DIRECTIVE –
Quote all of the data that follows exactly as written, skipping the images.

SUPPLIED DATA –
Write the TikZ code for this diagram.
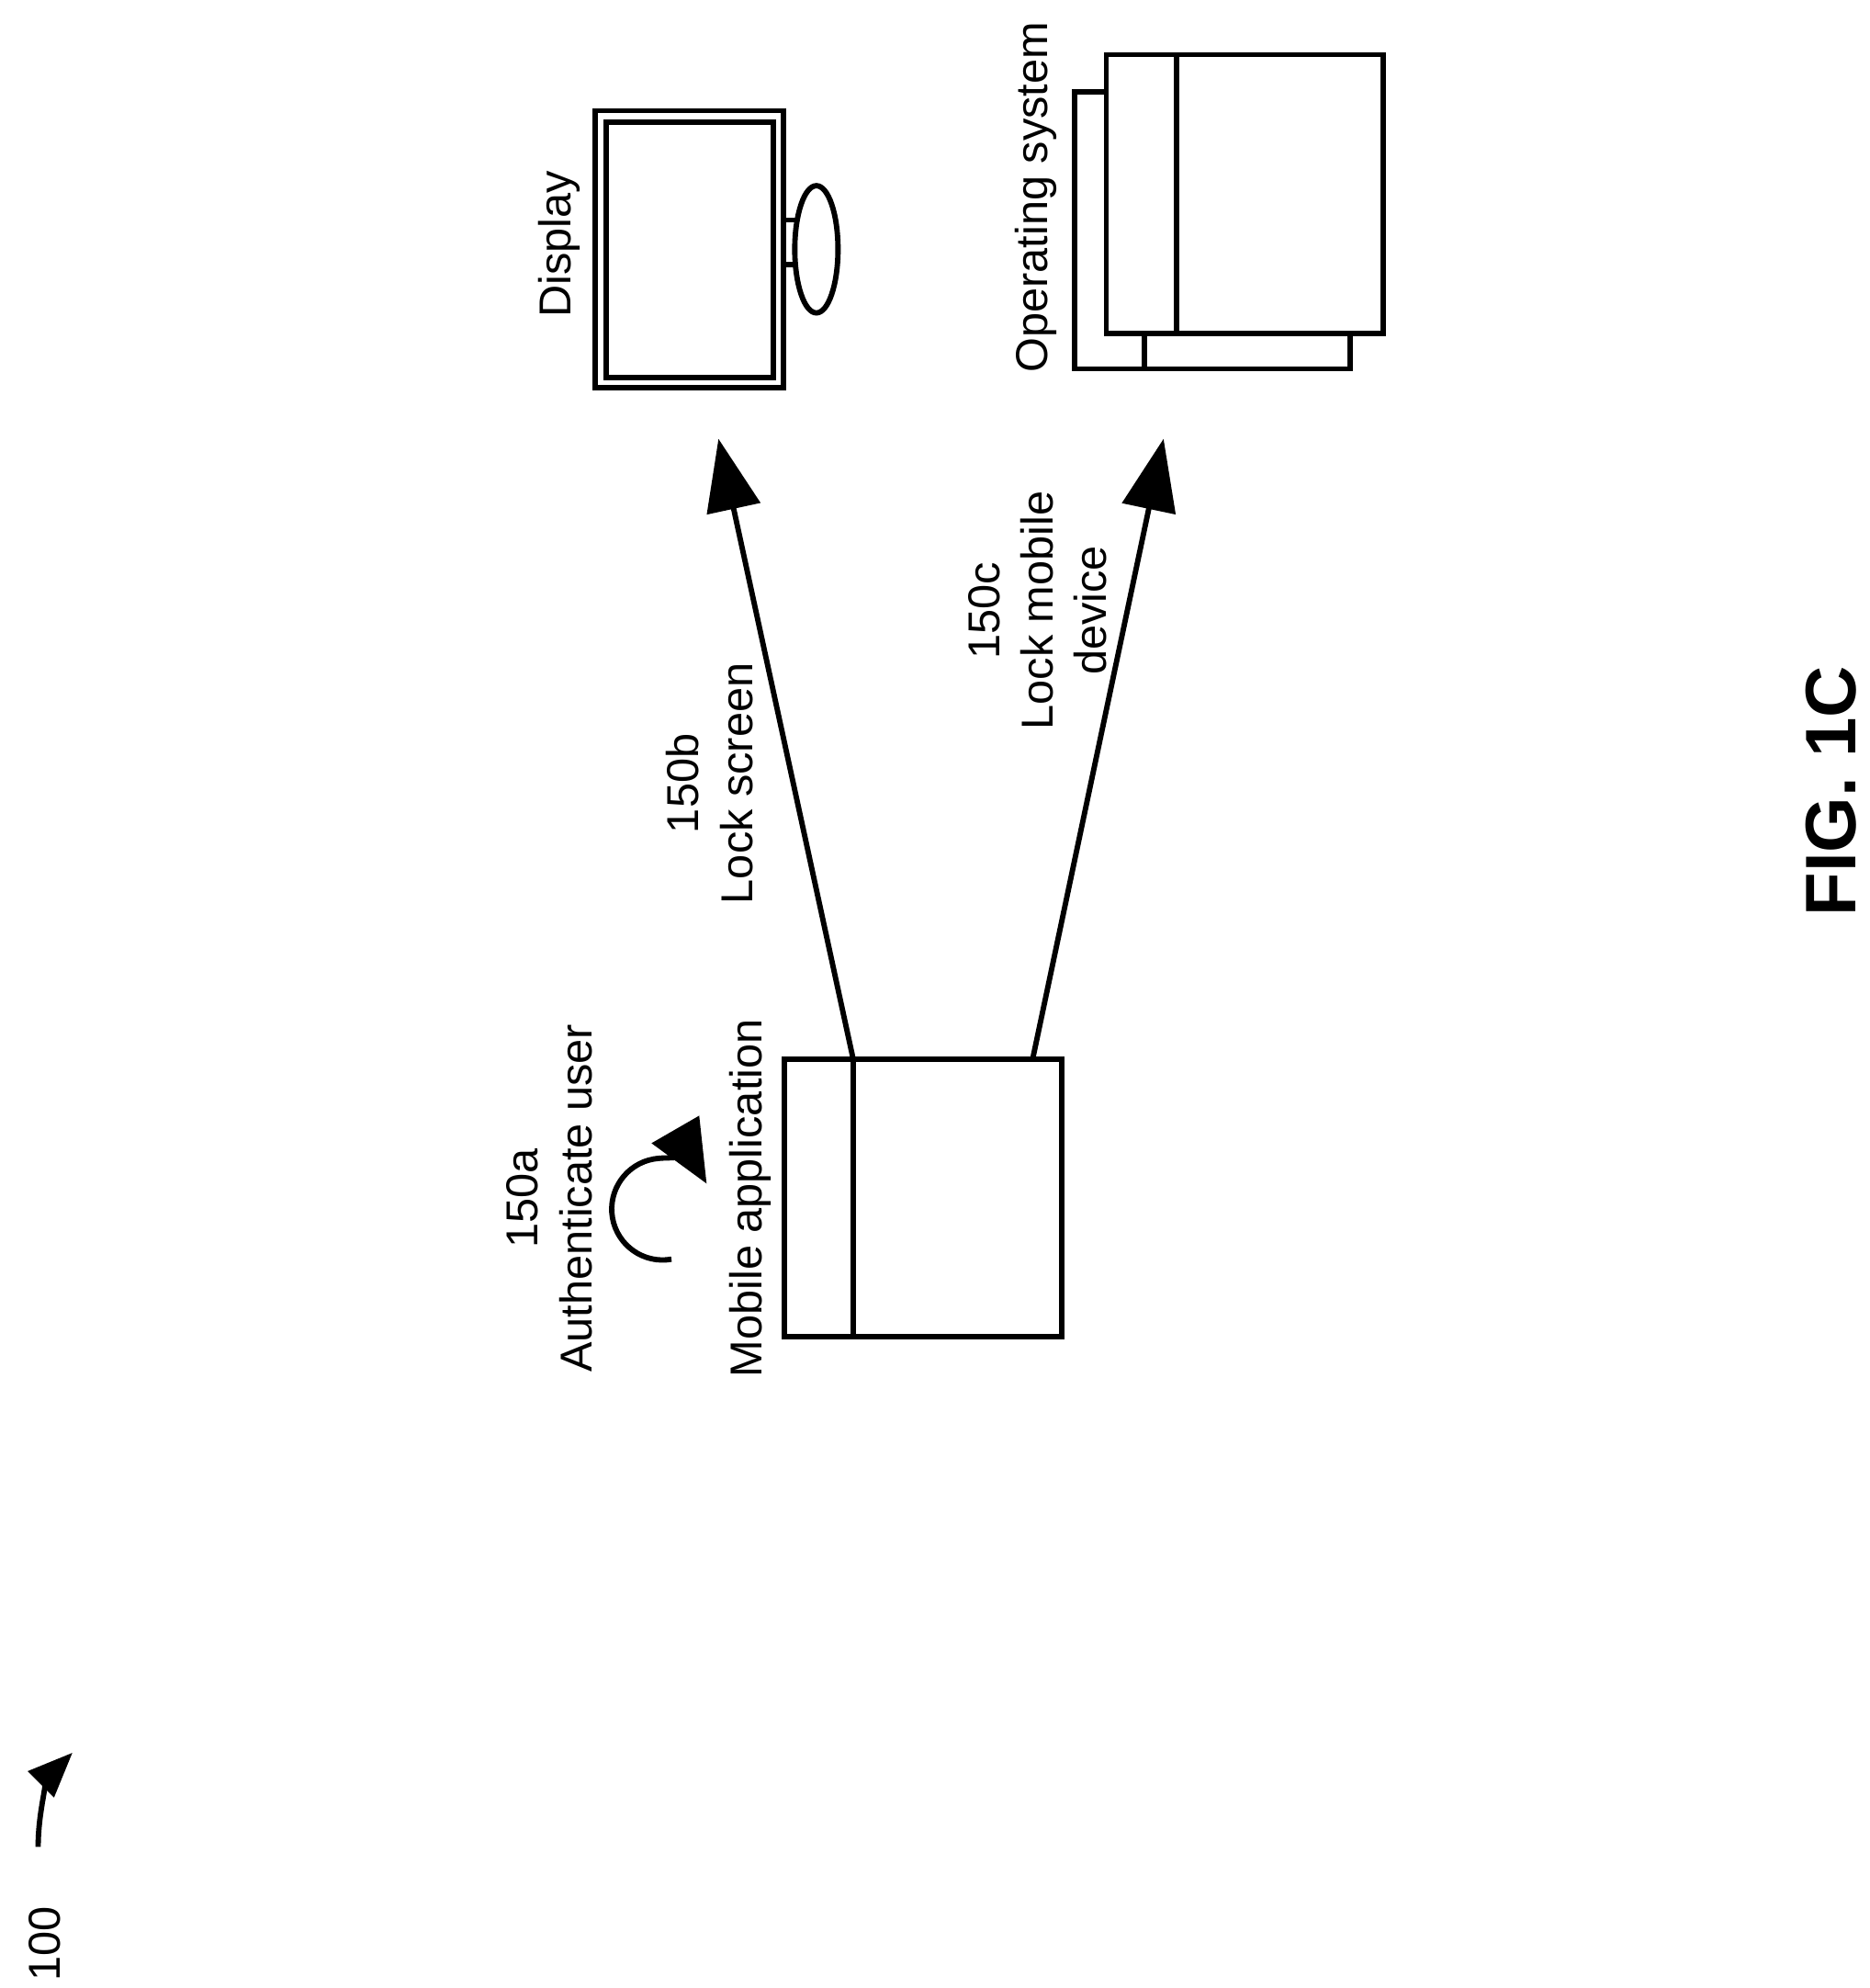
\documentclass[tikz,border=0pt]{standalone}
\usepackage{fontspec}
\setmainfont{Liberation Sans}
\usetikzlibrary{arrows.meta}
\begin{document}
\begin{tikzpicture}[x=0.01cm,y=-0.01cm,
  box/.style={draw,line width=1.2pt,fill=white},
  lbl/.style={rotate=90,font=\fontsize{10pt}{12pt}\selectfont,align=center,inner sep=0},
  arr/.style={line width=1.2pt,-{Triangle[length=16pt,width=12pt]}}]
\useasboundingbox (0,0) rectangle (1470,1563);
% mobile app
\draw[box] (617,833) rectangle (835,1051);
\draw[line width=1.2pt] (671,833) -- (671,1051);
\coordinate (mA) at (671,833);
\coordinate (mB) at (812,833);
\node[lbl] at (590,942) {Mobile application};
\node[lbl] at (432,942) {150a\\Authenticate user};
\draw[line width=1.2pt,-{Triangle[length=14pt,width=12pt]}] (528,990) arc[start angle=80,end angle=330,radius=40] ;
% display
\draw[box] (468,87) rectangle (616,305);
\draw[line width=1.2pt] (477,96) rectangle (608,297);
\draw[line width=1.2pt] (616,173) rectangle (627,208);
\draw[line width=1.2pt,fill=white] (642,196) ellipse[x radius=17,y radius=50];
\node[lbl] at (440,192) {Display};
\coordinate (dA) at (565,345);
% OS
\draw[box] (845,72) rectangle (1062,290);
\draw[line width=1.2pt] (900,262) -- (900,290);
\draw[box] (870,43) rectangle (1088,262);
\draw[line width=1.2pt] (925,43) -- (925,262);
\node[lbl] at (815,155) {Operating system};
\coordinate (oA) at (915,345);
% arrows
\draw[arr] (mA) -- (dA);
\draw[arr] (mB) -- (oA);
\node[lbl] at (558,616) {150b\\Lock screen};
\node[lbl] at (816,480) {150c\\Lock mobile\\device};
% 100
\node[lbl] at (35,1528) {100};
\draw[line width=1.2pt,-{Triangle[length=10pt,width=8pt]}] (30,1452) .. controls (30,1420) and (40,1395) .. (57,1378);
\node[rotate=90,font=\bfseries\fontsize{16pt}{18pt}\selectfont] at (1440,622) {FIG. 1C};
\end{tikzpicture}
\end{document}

RESPONSE TO THIS TASK –
Write the TikZ code for this diagram.
\documentclass[tikz,border=0pt]{standalone}
\usepackage{fontspec}
\setmainfont{Liberation Sans}
\usetikzlibrary{arrows.meta}
\begin{document}
\begin{tikzpicture}[x=0.01cm,y=-0.01cm,
  box/.style={draw,line width=1.2pt,fill=white},
  lbl/.style={rotate=90,font=\fontsize{10pt}{12pt}\selectfont,align=center,inner sep=0},
  arr/.style={line width=1.2pt,-{Triangle[length=16pt,width=12pt]}}]
\useasboundingbox (0,0) rectangle (1470,1563);
% mobile app
\draw[box] (617,833) rectangle (835,1051);
\draw[line width=1.2pt] (671,833) -- (671,1051);
\coordinate (mA) at (671,833);
\coordinate (mB) at (812,833);
\node[lbl] at (590,942) {Mobile application};
\node[lbl] at (432,942) {150a\\Authenticate user};
\draw[line width=1.2pt,-{Triangle[length=14pt,width=12pt]}] (528,990) arc[start angle=80,end angle=330,radius=40] ;
% display
\draw[box] (468,87) rectangle (616,305);
\draw[line width=1.2pt] (477,96) rectangle (608,297);
\draw[line width=1.2pt] (616,173) rectangle (627,208);
\draw[line width=1.2pt,fill=white] (642,196) ellipse[x radius=17,y radius=50];
\node[lbl] at (440,192) {Display};
\coordinate (dA) at (565,345);
% OS
\draw[box] (845,72) rectangle (1062,290);
\draw[line width=1.2pt] (900,262) -- (900,290);
\draw[box] (870,43) rectangle (1088,262);
\draw[line width=1.2pt] (925,43) -- (925,262);
\node[lbl] at (815,155) {Operating system};
\coordinate (oA) at (915,345);
% arrows
\draw[arr] (mA) -- (dA);
\draw[arr] (mB) -- (oA);
\node[lbl] at (558,616) {150b\\Lock screen};
\node[lbl] at (816,480) {150c\\Lock mobile\\device};
% 100
\node[lbl] at (35,1528) {100};
\draw[line width=1.2pt,-{Triangle[length=10pt,width=8pt]}] (30,1452) .. controls (30,1420) and (40,1395) .. (57,1378);
\node[rotate=90,font=\bfseries\fontsize{16pt}{18pt}\selectfont] at (1440,622) {FIG. 1C};
\end{tikzpicture}
\end{document}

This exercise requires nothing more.